Tra le diverse tipologie di rifiuti che diventano nuova materia prima, una delle più ‘inattese’ è forse il frutto della pulizia delle strade: le terre di spazzamento. Se ormai il riciclo degli imballaggi è esperienza quotidiana, se non ci stupisce più indossare un paio di scarpe o un pile realizzati con il PET delle bottiglie, il recupero dei rifiuti lungo le strade (si chiamano appunto “terre di spazzamento”, e in questo caso “recupero” è più appropriato di “riciclo”, visto che non prevede particolari processi di trasformazione industriale) può lasciare sorpresi. Con la piacevole sensazione – del tutto personale di chi scrive, ovviamente – che se si possono recuperare sassolini, fanghi e foglie raccolti lungo le vie forse gli obiettivi della transizione ecologica e dell’economia circolare sono veramente alla nostra portata. Cerchiamo di scoprire qualcosa in più sui rifiuti di spazzamento e sulle materie prime “trovare per strada”.
Cominciamo col sottolineare che i rifiuti da spazzamento stradale raccolti dalle autospazzatrici contribuiscono alla raccolta differenziata dei rifiuti urbani, ma solo quando sono avviati a recupero: spazzare e portare in discarica, insomma, ovviamente non conta ai fini della differenziata.
Ispra (Rapporto rifiuti Urbani 2020) calcola che nel nostro Paese nel 2019 sono state avviate a recupero 451 mila tonnellate di terre di spazzamento. Il 2,4% del totale della raccolta differenziata dei rifiuti urbani.
Abissale la differenza tra le diverse macroregioni: il Nord recupera 288.000 tonnellate, il Centro 95.800, il Sud 63.700. Una valutazione procapite mostra sempre il Nord in vantaggio, con oltre 10 kg/abitante/anno, 8 il Centro e solo 3 il Sud.
Il recupero delle terre di spazzamento è raddoppiato in meno di cinque anni, passando dalle 215 mila tonnellate del 2016 alle 451 mila del 2019 (+109%).

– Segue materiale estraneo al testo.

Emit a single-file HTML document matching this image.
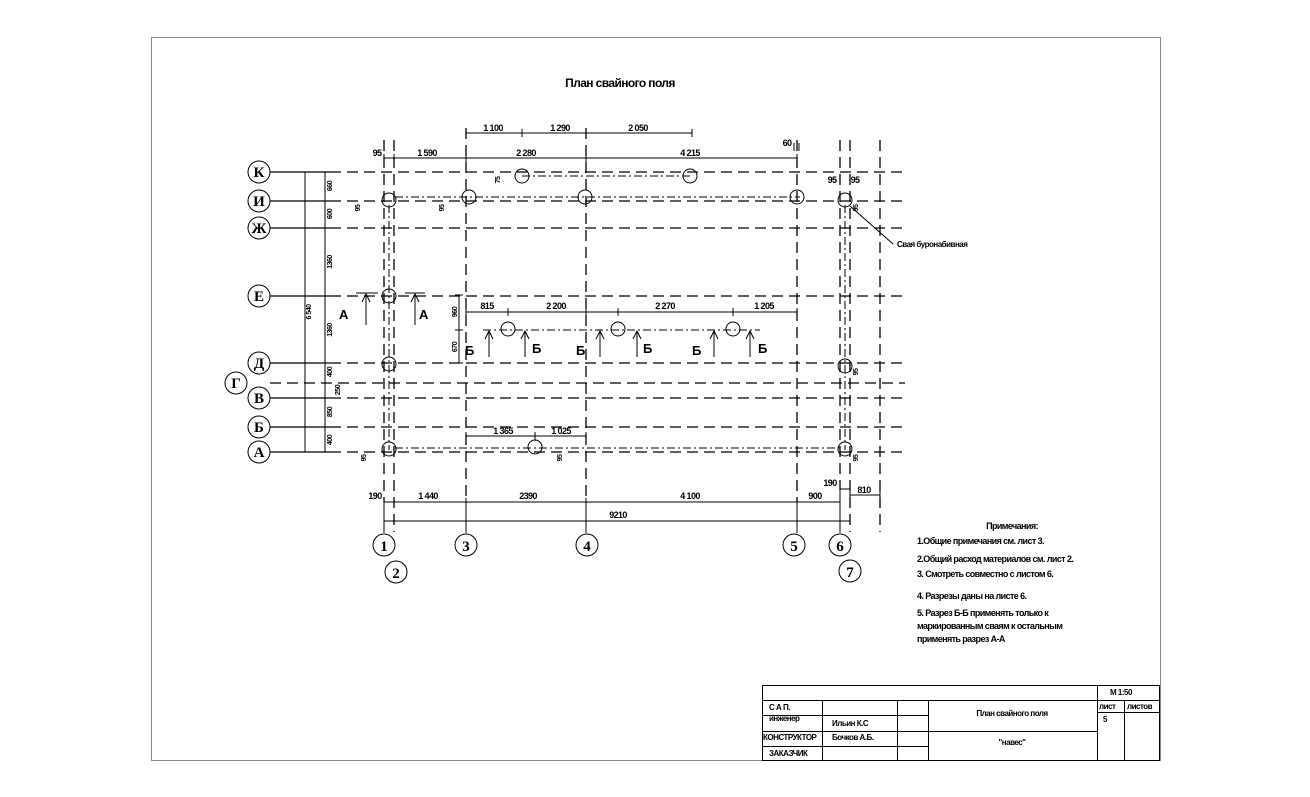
<!DOCTYPE html>
<html><head><meta charset="utf-8"><style>
html,body{margin:0;padding:0;background:#fff;}
svg{display:block;}
text{font-family:"Liberation Sans","DejaVu Sans",sans-serif;fill:#000;}
.d{font-size:9px;font-weight:bold;letter-spacing:-0.6px;}
.s{font-size:7px;font-weight:bold;letter-spacing:-0.5px;}
text.ax, .ax text{font-family:"Liberation Serif","DejaVu Serif",serif;font-size:15px;font-weight:bold;}
.n{font-size:9px;font-weight:bold;letter-spacing:-0.6px;}
.big{font-size:13px;font-weight:bold;}
</style></head><body>
<svg width="1310" height="797" viewBox="0 0 1310 797" xmlns="http://www.w3.org/2000/svg">
<rect x="151.5" y="37.5" width="1009" height="723" fill="none" stroke="#888" stroke-width="1"/>
<text x="620" y="87" text-anchor="middle" style="font-size:12px;font-weight:bold;letter-spacing:-0.6px">План свайного поля</text>

<g stroke="#000" stroke-width="1.3" fill="none">
<line x1="270" y1="172" x2="330" y2="172"/>
<line x1="270" y1="201" x2="330" y2="201"/>
<line x1="270" y1="228" x2="330" y2="228"/>
<line x1="270" y1="296" x2="330" y2="296"/>
<line x1="270" y1="363" x2="330" y2="363"/>
<line x1="270" y1="398" x2="330" y2="398"/>
<line x1="270" y1="427" x2="330" y2="427"/>
<line x1="270" y1="452" x2="330" y2="452"/>
</g>
<g stroke="#000" stroke-width="1.3" fill="none" stroke-dasharray="11,6">
<line x1="330" y1="172" x2="905" y2="172"/>
<line x1="330" y1="201" x2="905" y2="201"/>
<line x1="330" y1="228" x2="905" y2="228"/>
<line x1="330" y1="296" x2="905" y2="296"/>
<line x1="330" y1="363" x2="905" y2="363"/>
<line x1="270" y1="383" x2="905" y2="383"/>
<line x1="330" y1="398" x2="905" y2="398"/>
<line x1="330" y1="427" x2="905" y2="427"/>
<line x1="330" y1="452" x2="905" y2="452"/>
<line x1="384" y1="140" x2="384" y2="502"/>
<line x1="394" y1="140" x2="394" y2="532"/>
<line x1="466" y1="128" x2="466" y2="502"/>
<line x1="586" y1="128" x2="586" y2="502"/>
<line x1="797" y1="140" x2="797" y2="502"/>
<line x1="840" y1="140" x2="840" y2="490"/>
<line x1="850" y1="140" x2="850" y2="532"/>
<line x1="880" y1="140" x2="880" y2="532"/>
</g>
<g stroke="#000" stroke-width="1" fill="none" stroke-dasharray="8,3,2,3">
<line x1="389" y1="205" x2="389" y2="450"/>
<line x1="845" y1="205" x2="845" y2="450"/>
<line x1="522" y1="176" x2="690" y2="176"/>
<line x1="395" y1="197" x2="800" y2="197"/>
<line x1="483" y1="330" x2="760" y2="330"/>
<line x1="395" y1="448" x2="840" y2="448"/>
</g>
<g stroke="#000" stroke-width="1" fill="none">
<line x1="384" y1="502" x2="384" y2="533"/>
<line x1="466" y1="502" x2="466" y2="533"/>
<line x1="586" y1="502" x2="586" y2="533"/>
<line x1="797" y1="502" x2="797" y2="533"/>
<line x1="840" y1="490" x2="840" y2="533"/>
<line x1="305" y1="172" x2="305" y2="452"/>
<line x1="325" y1="172" x2="325" y2="452"/>
<line x1="466" y1="133" x2="692" y2="133"/>
<line x1="384" y1="158" x2="797" y2="158"/>
<line x1="384" y1="502" x2="840" y2="502"/>
<line x1="384" y1="521" x2="850" y2="521"/>
<line x1="850" y1="495" x2="880" y2="495"/>
<line x1="840" y1="489" x2="850" y2="489"/>
<line x1="466" y1="312" x2="797" y2="312"/>
<line x1="459" y1="295" x2="459" y2="363"/>
<line x1="466" y1="436" x2="586" y2="436"/>
<circle cx="389" cy="200" r="7"/><circle cx="469" cy="197" r="7"/><circle cx="585" cy="197" r="7"/>
<circle cx="797" cy="197" r="7"/><circle cx="845" cy="200" r="7"/><circle cx="522" cy="176" r="7"/>
<circle cx="690" cy="176" r="7"/><circle cx="389" cy="296" r="7"/><circle cx="508" cy="329" r="7"/>
<circle cx="618" cy="329" r="7"/><circle cx="733" cy="329" r="7"/><circle cx="389" cy="364" r="7"/>
<circle cx="845" cy="366" r="7"/><circle cx="535" cy="447" r="7"/><circle cx="389" cy="449" r="7"/>
<circle cx="845" cy="449" r="7"/>
<circle cx="259" cy="172" r="11"/><circle cx="259" cy="201" r="11"/><circle cx="259" cy="228" r="11"/>
<circle cx="259" cy="296" r="11"/><circle cx="259" cy="363" r="11"/><circle cx="236" cy="383" r="11"/>
<circle cx="259" cy="398" r="11"/><circle cx="259" cy="427" r="11"/><circle cx="259" cy="452" r="11"/>
<circle cx="384" cy="545" r="11"/><circle cx="396" cy="572" r="11"/><circle cx="466" cy="545" r="11"/>
<circle cx="587" cy="545" r="11"/><circle cx="794" cy="545" r="11"/><circle cx="840" cy="545" r="11"/>
<circle cx="850" cy="571" r="11"/>
<line x1="356" y1="293" x2="378" y2="293"/><line x1="405" y1="293" x2="425" y2="293"/>
<line x1="366" y1="325" x2="366" y2="294"/><line x1="415" y1="325" x2="415" y2="294"/>
<line x1="489" y1="357" x2="489" y2="331"/><line x1="525" y1="357" x2="525" y2="331"/>
<line x1="600" y1="357" x2="600" y2="331"/><line x1="637" y1="357" x2="637" y2="331"/>
<line x1="714" y1="357" x2="714" y2="331"/><line x1="750" y1="357" x2="750" y2="331"/>
<path d="M362,302 L366,294 L370,302 M411,302 L415,294 L419,302 M485,339 L489,331 L493,339 M521,339 L525,331 L529,339 M596,339 L600,331 L604,339 M633,339 L637,331 L641,339 M710,339 L714,331 L718,339 M746,339 L750,331 L754,339"/>
<line x1="850" y1="206" x2="893" y2="244"/>
<rect x="762.5" y="685.5" width="397" height="75"/>
<line x1="762" y1="700.5" x2="1160" y2="700.5"/>
<line x1="1097.5" y1="685" x2="1097.5" y2="760"/>
<line x1="1097" y1="712.5" x2="1160" y2="712.5"/>
<line x1="1124.5" y1="700" x2="1124.5" y2="760"/>
<line x1="822.5" y1="700" x2="822.5" y2="760"/>
<line x1="897.5" y1="700" x2="897.5" y2="760"/>
<line x1="928.5" y1="700" x2="928.5" y2="760"/>
<line x1="762" y1="715.5" x2="928" y2="715.5"/>
<line x1="762" y1="731.5" x2="1097" y2="731.5"/>
<line x1="762" y1="746.5" x2="928" y2="746.5"/>
</g>
<g stroke="#000" stroke-width="1">
<path d="M466,129v8M522,129v8M586,129v8M692,129v8M384,154v8M394,154v8M466,154v8M586,154v8M797,154v8M794,143v8M799,143v8
M384,498v8M394,498v8M466,498v8M586,498v8M797,498v8M840,498v8M384,517v8M850,517v8M850,491v8M880,491v8
M466,308v8M508,308v8M586,308v8M618,308v8M733,308v8M797,308v8M455,330h8M455,295h8M455,363h8
M466,432v8M535,432v8M586,432v8M301,172h8M301,452h8M321,172h8M321,201h8M321,228h8M321,296h8M321,363h8M321,383h8M321,398h8M321,427h8M321,452h8"/>
</g>
<g class="ax" text-anchor="middle">
<text x="259" y="177">К</text><text x="259" y="206">И</text><text x="259" y="233">Ж</text>
<text x="259" y="301">Е</text><text x="259" y="368">Д</text><text x="236" y="388">Г</text>
<text x="259" y="403">В</text><text x="259" y="432">Б</text><text x="259" y="457">А</text>
<text x="384" y="551">1</text><text x="396" y="578">2</text><text x="466" y="551">3</text>
<text x="587" y="551">4</text><text x="794" y="551">5</text><text x="840" y="551">6</text><text x="850" y="577">7</text>
</g>
<g class="big">
<text x="339" y="319">А</text><text x="419" y="319">А</text>
<text x="465" y="355">Б</text><text x="532" y="353">Б</text><text x="576" y="355">Б</text>
<text x="643" y="353">Б</text><text x="692" y="355">Б</text><text x="758" y="353">Б</text>
</g>
<g class="d" text-anchor="middle">
<text x="493" y="131">1 100</text><text x="560" y="131">1 290</text><text x="638" y="131">2 050</text>
<text x="377" y="156">95</text><text x="427" y="156">1 590</text><text x="526" y="156">2 280</text><text x="690" y="156">4 215</text>
<text x="787" y="146">60</text>
<text x="375" y="499">190</text><text x="428" y="499">1 440</text><text x="528" y="499">2390</text><text x="690" y="499">4 100</text><text x="815" y="499">900</text>
<text x="618" y="518">9210</text><text x="830" y="486">190</text><text x="864" y="493">810</text>
<text x="487" y="309">815</text><text x="556" y="309">2 200</text><text x="665" y="309">2 270</text><text x="764" y="309">1 205</text>
<text x="503" y="434">1 365</text><text x="561" y="434">1 025</text>
<text x="832" y="183">95</text><text x="855" y="183">95</text>
</g>
<g class="s">
<text transform="translate(332,186) rotate(-90)" text-anchor="middle">660</text>
<text transform="translate(332,214) rotate(-90)" text-anchor="middle">600</text>
<text transform="translate(332,262) rotate(-90)" text-anchor="middle">1360</text>
<text transform="translate(311,312) rotate(-90)" text-anchor="middle">6 540</text>
<text transform="translate(332,330) rotate(-90)" text-anchor="middle">1360</text>
<text transform="translate(332,372) rotate(-90)" text-anchor="middle">400</text>
<text transform="translate(340,390) rotate(-90)" text-anchor="middle">250</text>
<text transform="translate(332,412) rotate(-90)" text-anchor="middle">850</text>
<text transform="translate(332,440) rotate(-90)" text-anchor="middle">400</text>
<text transform="translate(457,312) rotate(-90)" text-anchor="middle">960</text>
<text transform="translate(457,347) rotate(-90)" text-anchor="middle">670</text>
<text transform="translate(360,208) rotate(-90)" text-anchor="middle">95</text>
<text transform="translate(444,208) rotate(-90)" text-anchor="middle">95</text>
<text transform="translate(500,180) rotate(-90)" text-anchor="middle">75</text>
<text transform="translate(366,458) rotate(-90)" text-anchor="middle">95</text>
<text transform="translate(562,458) rotate(-90)" text-anchor="middle">95</text>
<text transform="translate(858,208) rotate(-90)" text-anchor="middle">95</text>
<text transform="translate(858,372) rotate(-90)" text-anchor="middle">95</text>
<text transform="translate(858,458) rotate(-90)" text-anchor="middle">95</text>
</g>
<text x="897" y="247" class="s" style="font-size:8px">Свая буронабивная</text>
<g class="n">
<text x="1012" y="529" text-anchor="middle">Примечания:</text>
<text x="917" y="544">1.Общие примечания см. лист 3.</text>
<text x="917" y="562">2.Общий расход материалов см. лист 2.</text>
<text x="917" y="577">3. Смотреть совместно с листом 6.</text>
<text x="917" y="599">4. Разрезы даны на  листе 6.</text>
<text x="917" y="616">5. Разрез Б-Б применять только к</text>
<text x="917" y="629">маркированным сваям к остальным</text>
<text x="917" y="642">применять разрез А-А</text>
</g>
<g class="s" style="font-size:8px">
<text x="1110" y="695">М 1:50</text>
<text x="1099" y="709">лист</text><text x="1127" y="709">листов</text>
<text x="1103" y="722">5</text>
<text x="769" y="710">С А П.</text>
<text x="769" y="721">инженер</text>
<text x="832" y="726">Ильин К.С</text>
<text x="763" y="740">КОНСТРУКТОР</text>
<text x="832" y="740">Бочков А.Б.</text>
<text x="769" y="756">ЗАКАЗЧИК</text>
<text x="1012" y="716" text-anchor="middle">План свайного поля</text>
<text x="1012" y="745" text-anchor="middle">"навес"</text>
</g>
</svg>
</body></html>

In realtà “lo spazzamento stradale non è un obbligo previsto per legge, ma è lasciato al buon cuore delle municipalità”, sottolinea Francesco Di Maria, docente di Tecnica di tutela dell’ambiente all’università di Perugia. Quindi non tutti i Comuni si attivano per avviarlo. E non tutti quelli che lo fanno recuperano i materiali raccolti, preferendo portarli in discarica addirittura senza il necessario e obbligatorio pretrattamento (contengono infatti materiale organico putrescibile).
Per questo Fondazione per lo Sviluppo Sostenibile e FISE UNICIRCULAR nell’Italia del riciclo 2020 stimano una produzione di rifiuti da spazzamento stradale pari a circa 1,3 milioni di tonnellate all’anno, e pare senza dubbio – anche solo soppesando le differenze tra Nord e Sud – una stima largamente prudenziale: “È evidente – scrivono i ricercatori della Fondazione per lo sviluppo sostenibile – che la mancata separazione dei rifiuti da spazzamento stradale dai rifiuti urbani indifferenziati, pratica ancora diffusa sul territorio nazionale, determina una sottostima della quantità prodotta”.
Questa sottostima non è solo un problema statistico: la principale conseguenza della sottovalutazione del mercato sono i mancati investimenti per l’adozione di corrette tecnologie di trattamento.
La popolazione effettivamente servita, poi, sarebbe “in un range che va da circa un terzo a circa un quarto del totale nazionale”.